## EXERCISE REQUIREMENTS
The listing below begins with the first line you should copy; stop after the line containing "(orderingT) at ([xshift=1pt,yshift=-19pt]ordering.north)", and drop every picture.

# START OF DATA EXCERPT

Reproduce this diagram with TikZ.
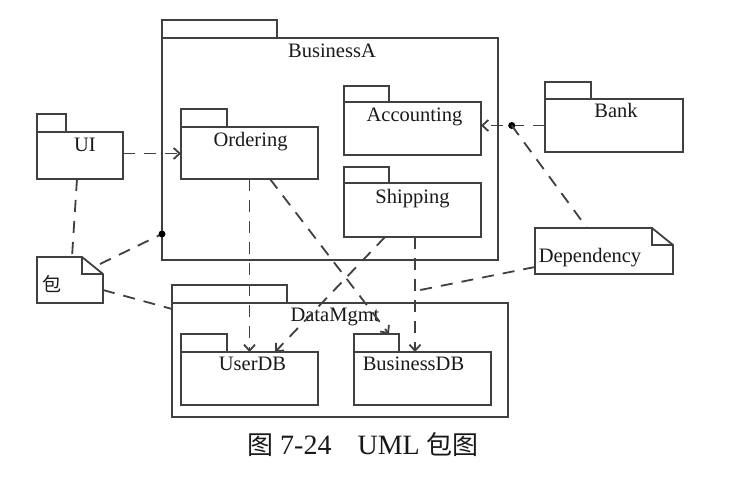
\documentclass[tikz,border=0pt]{standalone}
\usepackage{fontspec}
\setmainfont{Liberation Serif}
\newfontfamily\cjk{Noto Sans CJK SC}
\usetikzlibrary{arrows.meta,calc}
\begin{document}
\begin{tikzpicture}[x=1pt,y=-1pt,line width=1.8pt,
  every path/.style={draw=black!75},
  pkgbody/.style={draw=black!75,rectangle,anchor=north west,inner sep=0pt,outer sep=0pt},
  notebox/.style={draw=none,rectangle,anchor=north west,inner sep=0pt,outer sep=0pt},
  lbl/.style={anchor=base,inner sep=0pt,text=black!90,font=\fontsize{20.5}{21}\selectfont},
  link/.style={dash pattern=on 12pt off 9pt},
  dep/.style={dash pattern=on 12pt off 9pt,-{Straight Barb[length=6pt,width=11pt]}},
  dotmark/.style={circle,fill=black,inner sep=0pt,minimum size=7pt}]
\useasboundingbox[fill=white,draw=none] (0,0) rectangle (730,482);

% BusinessA
\node[pkgbody,minimum width=336pt,minimum height=222pt] (bizA) at (162,38) {};
\draw (bizA.north west) rectangle ++(115,-18);
\node[lbl] (bizAT) at ([xshift=2pt,yshift=-19pt]bizA.north) {BusinessA};

% Ordering
\node[pkgbody,minimum width=137pt,minimum height=52pt] (ordering) at (181,127) {};
\draw (ordering.north west) rectangle ++(46,-18);
\node[lbl] (orderingT) at ([xshift=1pt,yshift=-19pt]ordering.north) {Ordering};

% Accounting
\node[pkgbody,minimum width=137pt,minimum height=53pt] (accounting) at (344,102) {};
\draw (accounting.north west) rectangle ++(45,-16);
\node[lbl] (accountingT) at ([xshift=2pt,yshift=-19pt]accounting.north) {Accounting};

% Shipping
\node[pkgbody,minimum width=137pt,minimum height=54pt] (shipping) at (344,183) {};
\draw (shipping.north west) rectangle ++(45,-16);
\node[lbl] (shippingT) at ([xshift=0pt,yshift=-20pt]shipping.north) {Shipping};

% UI
\node[pkgbody,minimum width=86pt,minimum height=47pt] (ui) at (37,132) {};
\draw (ui.north west) rectangle ++(29,-18);
\node[lbl] (uiT) at ([xshift=5pt,yshift=-19pt]ui.north) {UI};

% Bank
\node[pkgbody,minimum width=138pt,minimum height=53pt] (bank) at (545,99) {};
\draw (bank.north west) rectangle ++(46,-17);
\draw[line width=2.8pt] (bank.north east) -- (bank.south east);
\node[lbl] (bankT) at ([xshift=2pt,yshift=-18pt]bank.north) {Bank};

% DataMgmt
\node[pkgbody,minimum width=336pt,minimum height=114pt] (dataM) at (172,303) {};
\draw (dataM.north west) rectangle ++(115,-18);
\node[lbl] (dataMT) at ([xshift=-5pt,yshift=-18pt]dataM.north) {DataMgmt};

% UserDB
\node[pkgbody,minimum width=137pt,minimum height=53pt] (userdb) at (181,352) {};
\draw (userdb.north west) rectangle ++(46,-18);
\node[lbl] (userdbT) at ([xshift=3pt,yshift=-18pt]userdb.north) {UserDB};

% BusinessDB
\node[pkgbody,minimum width=137pt,minimum height=53pt] (busdb) at (354,352) {};
\draw (busdb.north west) rectangle ++(45,-18);
\node[lbl] (busdbT) at ([xshift=-9pt,yshift=-18pt]busdb.north) {BusinessDB};

% Note 包
\node[notebox,minimum width=66pt,minimum height=46pt] (noteP) at (37,257) {};
\draw (noteP.north west) -- ([xshift=-21pt]noteP.north east) -- ([yshift=-17pt]noteP.north east) -- (noteP.south east) -- (noteP.south west) -- cycle;
\draw ([xshift=-21pt]noteP.north east) |- ([yshift=-17pt]noteP.north east);
\node[inner sep=0pt,text=black!90,font=\cjk\fontsize{19}{20}\selectfont] (notePT) at (52,284) {包};

% Note Dependency
\node[notebox,minimum width=138pt,minimum height=46pt] (noteD) at (535,228) {};
\draw (noteD.north west) -- ([xshift=-21pt]noteD.north east) -- ([yshift=-17pt]noteD.north east) -- (noteD.south east) -- (noteD.south west) -- cycle;
\draw ([xshift=-21pt]noteD.north east) |- ([yshift=-17pt]noteD.north east);
\node[lbl] (noteDT) at ([xshift=-14pt,yshift=-34pt]noteD.north) {Dependency};

% Connectors
\draw[dep] ([yshift=2pt]ui.east) -- ([yshift=2pt]ui.east -| ordering.west);
\draw[link] ([xshift=-3pt]ui.south) -- ([xshift=2pt]noteP.north);

\coordinate (dot1) at ([yshift=26pt]bizA.south west);
\coordinate (pOut) at (100,264);
\draw[link] (pOut) -- (dot1);
\node[dotmark] (dot1m) at (dot1) {};
\draw[link] ([yshift=-10pt]noteP.east) -- ([yshift=-6pt]dataM.north west);

\draw[dep] (bank.west) -- (bank.west -| accounting.east);
\coordinate (dot2) at ($(bank.west)!0.52!(bank.west -| accounting.east)$);
\node[dotmark] (dot2m) at (dot2) {};
\draw[link] (dot2) -- ([xshift=-17pt]noteD.north);

\coordinate (shipS) at ([xshift=2.5pt]shipping.south);
\coordinate (busN) at (shipS |- busdb.north);
\draw[dep] (shipS) -- (busN);
\coordinate (junc) at ($(shipS)!0.47!(busN)$);
\draw[link] ([yshift=-16pt]noteD.west) -- (junc);

\draw[dep] (ordering.south) -- (ordering.south |- userdb.north);
\draw[dep] ([xshift=-27.5pt]shipping.south) -- ([xshift=25.5pt]userdb.north);
\draw[dep] ([xshift=20.5pt]ordering.south) -- ([xshift=35pt,yshift=18pt]busdb.north west);

% Caption
\node[anchor=base,inner sep=0pt,text=black!90,font=\fontsize{28}{30}\selectfont] (caption) at (363,454) {{\cjk\fontsize{26}{30}\selectfont 图} 7-24\hspace{26pt}UML {\cjk\fontsize{26}{30}\selectfont 包图}};
\end{tikzpicture}
\end{document}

# END OF DATA EXCERPT

## REPLY TO THE TASK
Reproduce this diagram with TikZ.
\documentclass[tikz,border=0pt]{standalone}
\usepackage{fontspec}
\setmainfont{Liberation Serif}
\newfontfamily\cjk{Noto Sans CJK SC}
\usetikzlibrary{arrows.meta,calc}
\begin{document}
\begin{tikzpicture}[x=1pt,y=-1pt,line width=1.8pt,
  every path/.style={draw=black!75},
  pkgbody/.style={draw=black!75,rectangle,anchor=north west,inner sep=0pt,outer sep=0pt},
  notebox/.style={draw=none,rectangle,anchor=north west,inner sep=0pt,outer sep=0pt},
  lbl/.style={anchor=base,inner sep=0pt,text=black!90,font=\fontsize{20.5}{21}\selectfont},
  link/.style={dash pattern=on 12pt off 9pt},
  dep/.style={dash pattern=on 12pt off 9pt,-{Straight Barb[length=6pt,width=11pt]}},
  dotmark/.style={circle,fill=black,inner sep=0pt,minimum size=7pt}]
\useasboundingbox[fill=white,draw=none] (0,0) rectangle (730,482);

% BusinessA
\node[pkgbody,minimum width=336pt,minimum height=222pt] (bizA) at (162,38) {};
\draw (bizA.north west) rectangle ++(115,-18);
\node[lbl] (bizAT) at ([xshift=2pt,yshift=-19pt]bizA.north) {BusinessA};

% Ordering
\node[pkgbody,minimum width=137pt,minimum height=52pt] (ordering) at (181,127) {};
\draw (ordering.north west) rectangle ++(46,-18);
\node[lbl] (orderingT) at ([xshift=1pt,yshift=-19pt]ordering.north) {Ordering};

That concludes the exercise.